--- Stored data ---
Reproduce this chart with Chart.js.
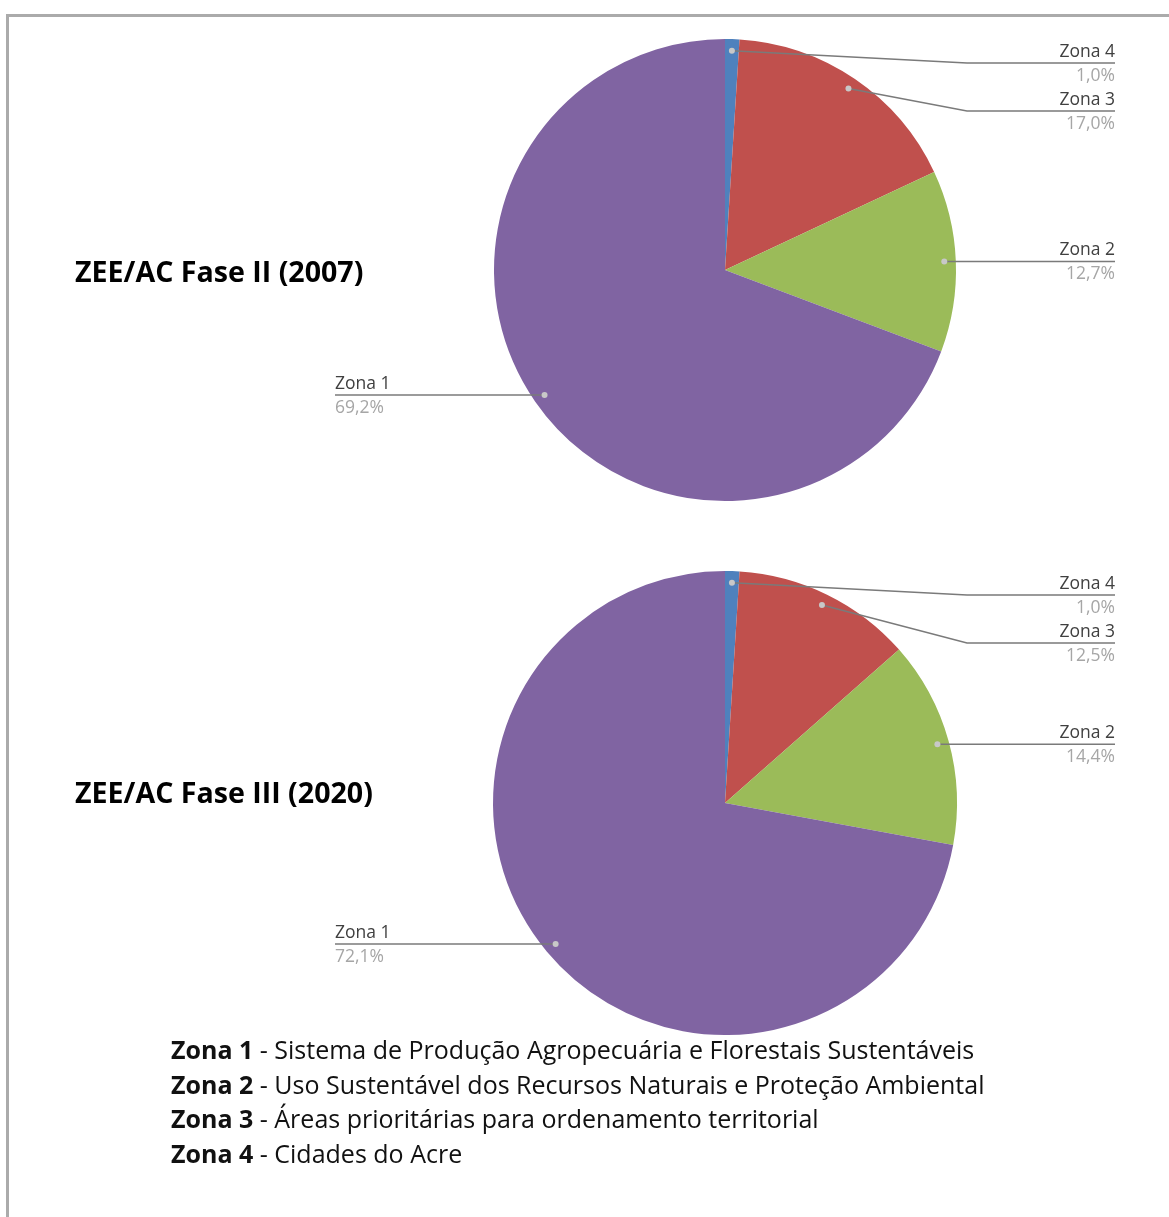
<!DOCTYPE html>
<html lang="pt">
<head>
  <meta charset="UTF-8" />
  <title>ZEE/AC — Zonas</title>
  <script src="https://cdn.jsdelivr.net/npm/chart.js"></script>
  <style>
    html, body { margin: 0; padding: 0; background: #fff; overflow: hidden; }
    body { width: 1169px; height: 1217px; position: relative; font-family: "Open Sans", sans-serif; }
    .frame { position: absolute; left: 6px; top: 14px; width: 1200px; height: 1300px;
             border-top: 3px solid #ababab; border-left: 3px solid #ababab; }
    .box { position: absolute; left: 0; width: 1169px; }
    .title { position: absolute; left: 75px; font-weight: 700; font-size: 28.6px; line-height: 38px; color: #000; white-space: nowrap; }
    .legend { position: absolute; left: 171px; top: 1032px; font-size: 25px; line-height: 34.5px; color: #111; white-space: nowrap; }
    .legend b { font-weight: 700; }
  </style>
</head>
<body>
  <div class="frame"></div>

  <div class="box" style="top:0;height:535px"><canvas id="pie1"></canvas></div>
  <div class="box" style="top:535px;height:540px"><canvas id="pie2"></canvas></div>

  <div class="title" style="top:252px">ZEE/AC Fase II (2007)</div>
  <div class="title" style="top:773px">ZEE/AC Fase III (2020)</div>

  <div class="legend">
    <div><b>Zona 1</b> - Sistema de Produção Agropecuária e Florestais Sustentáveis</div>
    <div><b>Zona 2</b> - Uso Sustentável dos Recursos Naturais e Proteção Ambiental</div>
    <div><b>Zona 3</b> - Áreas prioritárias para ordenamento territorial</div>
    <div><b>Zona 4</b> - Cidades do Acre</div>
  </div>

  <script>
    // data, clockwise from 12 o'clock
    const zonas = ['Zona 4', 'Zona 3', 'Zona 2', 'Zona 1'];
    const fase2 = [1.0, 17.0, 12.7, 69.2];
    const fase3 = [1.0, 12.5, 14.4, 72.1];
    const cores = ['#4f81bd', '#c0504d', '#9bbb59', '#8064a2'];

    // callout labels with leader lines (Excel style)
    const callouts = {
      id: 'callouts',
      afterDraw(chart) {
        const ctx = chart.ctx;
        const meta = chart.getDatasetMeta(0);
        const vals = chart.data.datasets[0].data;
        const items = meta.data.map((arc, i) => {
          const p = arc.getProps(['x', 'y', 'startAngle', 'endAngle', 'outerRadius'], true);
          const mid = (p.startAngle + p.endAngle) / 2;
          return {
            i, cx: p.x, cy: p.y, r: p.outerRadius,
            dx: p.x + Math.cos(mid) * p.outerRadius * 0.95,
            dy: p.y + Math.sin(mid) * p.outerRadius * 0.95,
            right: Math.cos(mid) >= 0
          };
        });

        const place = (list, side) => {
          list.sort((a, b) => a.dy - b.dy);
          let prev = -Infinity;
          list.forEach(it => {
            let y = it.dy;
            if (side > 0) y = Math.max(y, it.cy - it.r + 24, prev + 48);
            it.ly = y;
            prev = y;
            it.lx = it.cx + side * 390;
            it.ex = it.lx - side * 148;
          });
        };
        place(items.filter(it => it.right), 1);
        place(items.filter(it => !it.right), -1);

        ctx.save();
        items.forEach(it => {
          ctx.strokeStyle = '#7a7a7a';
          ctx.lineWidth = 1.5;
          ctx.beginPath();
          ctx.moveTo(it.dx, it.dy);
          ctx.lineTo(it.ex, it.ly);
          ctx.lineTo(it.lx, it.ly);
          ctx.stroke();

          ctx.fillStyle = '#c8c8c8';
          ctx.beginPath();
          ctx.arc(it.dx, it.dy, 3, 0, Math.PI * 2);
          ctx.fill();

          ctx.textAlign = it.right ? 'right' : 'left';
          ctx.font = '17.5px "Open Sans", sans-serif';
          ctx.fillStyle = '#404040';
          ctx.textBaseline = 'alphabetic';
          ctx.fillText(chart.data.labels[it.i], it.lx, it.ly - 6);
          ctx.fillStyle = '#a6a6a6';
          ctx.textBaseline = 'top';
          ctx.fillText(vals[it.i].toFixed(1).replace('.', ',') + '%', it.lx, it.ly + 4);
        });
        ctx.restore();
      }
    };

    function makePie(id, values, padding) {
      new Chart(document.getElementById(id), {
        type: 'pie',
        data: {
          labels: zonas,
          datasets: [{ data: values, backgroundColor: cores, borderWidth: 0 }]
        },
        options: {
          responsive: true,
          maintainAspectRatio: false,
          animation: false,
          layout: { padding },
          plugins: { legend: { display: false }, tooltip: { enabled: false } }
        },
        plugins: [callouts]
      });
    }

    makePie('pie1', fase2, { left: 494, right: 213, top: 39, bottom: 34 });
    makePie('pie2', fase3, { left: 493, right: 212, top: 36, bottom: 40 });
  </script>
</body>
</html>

--- Short task ---
Quote everything in the listing above exactly; pictures are the only thing to omit.

--- Response to this task ---
Reproduce this chart with Chart.js.
<!DOCTYPE html>
<html lang="pt">
<head>
  <meta charset="UTF-8" />
  <title>ZEE/AC — Zonas</title>
  <script src="https://cdn.jsdelivr.net/npm/chart.js"></script>
  <style>
    html, body { margin: 0; padding: 0; background: #fff; overflow: hidden; }
    body { width: 1169px; height: 1217px; position: relative; font-family: "Open Sans", sans-serif; }
    .frame { position: absolute; left: 6px; top: 14px; width: 1200px; height: 1300px;
             border-top: 3px solid #ababab; border-left: 3px solid #ababab; }
    .box { position: absolute; left: 0; width: 1169px; }
    .title { position: absolute; left: 75px; font-weight: 700; font-size: 28.6px; line-height: 38px; color: #000; white-space: nowrap; }
    .legend { position: absolute; left: 171px; top: 1032px; font-size: 25px; line-height: 34.5px; color: #111; white-space: nowrap; }
    .legend b { font-weight: 700; }
  </style>
</head>
<body>
  <div class="frame"></div>

  <div class="box" style="top:0;height:535px"><canvas id="pie1"></canvas></div>
  <div class="box" style="top:535px;height:540px"><canvas id="pie2"></canvas></div>

  <div class="title" style="top:252px">ZEE/AC Fase II (2007)</div>
  <div class="title" style="top:773px">ZEE/AC Fase III (2020)</div>

  <div class="legend">
    <div><b>Zona 1</b> - Sistema de Produção Agropecuária e Florestais Sustentáveis</div>
    <div><b>Zona 2</b> - Uso Sustentável dos Recursos Naturais e Proteção Ambiental</div>
    <div><b>Zona 3</b> - Áreas prioritárias para ordenamento territorial</div>
    <div><b>Zona 4</b> - Cidades do Acre</div>
  </div>

  <script>
    // data, clockwise from 12 o'clock
    const zonas = ['Zona 4', 'Zona 3', 'Zona 2', 'Zona 1'];
    const fase2 = [1.0, 17.0, 12.7, 69.2];
    const fase3 = [1.0, 12.5, 14.4, 72.1];
    const cores = ['#4f81bd', '#c0504d', '#9bbb59', '#8064a2'];

    // callout labels with leader lines (Excel style)
    const callouts = {
      id: 'callouts',
      afterDraw(chart) {
        const ctx = chart.ctx;
        const meta = chart.getDatasetMeta(0);
        const vals = chart.data.datasets[0].data;
        const items = meta.data.map((arc, i) => {
          const p = arc.getProps(['x', 'y', 'startAngle', 'endAngle', 'outerRadius'], true);
          const mid = (p.startAngle + p.endAngle) / 2;
          return {
            i, cx: p.x, cy: p.y, r: p.outerRadius,
            dx: p.x + Math.cos(mid) * p.outerRadius * 0.95,
            dy: p.y + Math.sin(mid) * p.outerRadius * 0.95,
            right: Math.cos(mid) >= 0
          };
        });

        const place = (list, side) => {
          list.sort((a, b) => a.dy - b.dy);
          let prev = -Infinity;
          list.forEach(it => {
            let y = it.dy;
            if (side > 0) y = Math.max(y, it.cy - it.r + 24, prev + 48);
            it.ly = y;
            prev = y;
            it.lx = it.cx + side * 390;
            it.ex = it.lx - side * 148;
          });
        };
        place(items.filter(it => it.right), 1);
        place(items.filter(it => !it.right), -1);

        ctx.save();
        items.forEach(it => {
          ctx.strokeStyle = '#7a7a7a';
          ctx.lineWidth = 1.5;
          ctx.beginPath();
          ctx.moveTo(it.dx, it.dy);
          ctx.lineTo(it.ex, it.ly);
          ctx.lineTo(it.lx, it.ly);
          ctx.stroke();

          ctx.fillStyle = '#c8c8c8';
          ctx.beginPath();
          ctx.arc(it.dx, it.dy, 3, 0, Math.PI * 2);
          ctx.fill();

          ctx.textAlign = it.right ? 'right' : 'left';
          ctx.font = '17.5px "Open Sans", sans-serif';
          ctx.fillStyle = '#404040';
          ctx.textBaseline = 'alphabetic';
          ctx.fillText(chart.data.labels[it.i], it.lx, it.ly - 6);
          ctx.fillStyle = '#a6a6a6';
          ctx.textBaseline = 'top';
          ctx.fillText(vals[it.i].toFixed(1).replace('.', ',') + '%', it.lx, it.ly + 4);
        });
        ctx.restore();
      }
    };

    function makePie(id, values, padding) {
      new Chart(document.getElementById(id), {
        type: 'pie',
        data: {
          labels: zonas,
          datasets: [{ data: values, backgroundColor: cores, borderWidth: 0 }]
        },
        options: {
          responsive: true,
          maintainAspectRatio: false,
          animation: false,
          layout: { padding },
          plugins: { legend: { display: false }, tooltip: { enabled: false } }
        },
        plugins: [callouts]
      });
    }

    makePie('pie1', fase2, { left: 494, right: 213, top: 39, bottom: 34 });
    makePie('pie2', fase3, { left: 493, right: 212, top: 36, bottom: 40 });
  </script>
</body>
</html>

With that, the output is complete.